At the beginning of his chancellorship* Adenauer's credo was based on three pillars: Integrating Germany into the western alliance despite deferring German reunification forever and a day, reconciliation with France, and a social market economy leading to the Wirtschaftswunder (Germany's economic miracle).
*Adenauer became chancellor at the age of 73 with a one-vote majority (his own) in 1949 and stepped back in 1963 at the age of 87.

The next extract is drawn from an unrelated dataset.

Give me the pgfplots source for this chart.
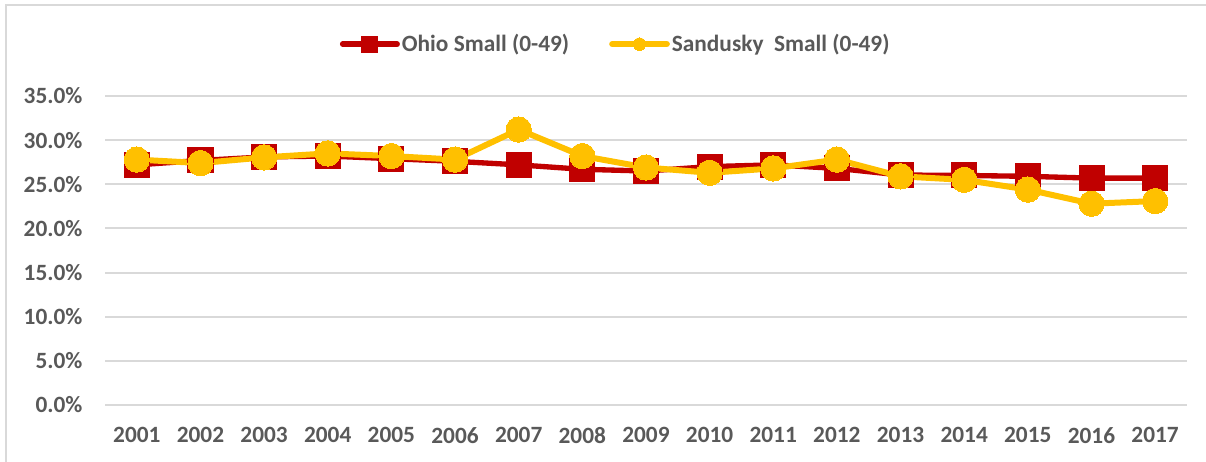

Adenauer, a man educated in the Kaiserreich of the 19th century, and near, the end, plagued by senile stubbornness, understood democracy as being something useful for his Christian Democratic Party. His opinion about the German voter: Der dumme Bürger, meine Herren - und der Bürger in Deutschland, ich weiß nicht wie er anderswo ist, ist strohdumm! -, glaubt das. (The dumb citizen, gentlemen - and the citizen of Germany, I don't know how he is elsewhere, is empty-headed! -, believe that).
Nevertheless, in Adenauer's case, we should not apply Shakespeare's dictum: The evil that men do lives after them; the good is oft interred with their bones.
Requiescas in pace, Konrad, Du hast Dich um Dein Land verdient gemacht! (May you rest in peace, Konrad, you served your country well!)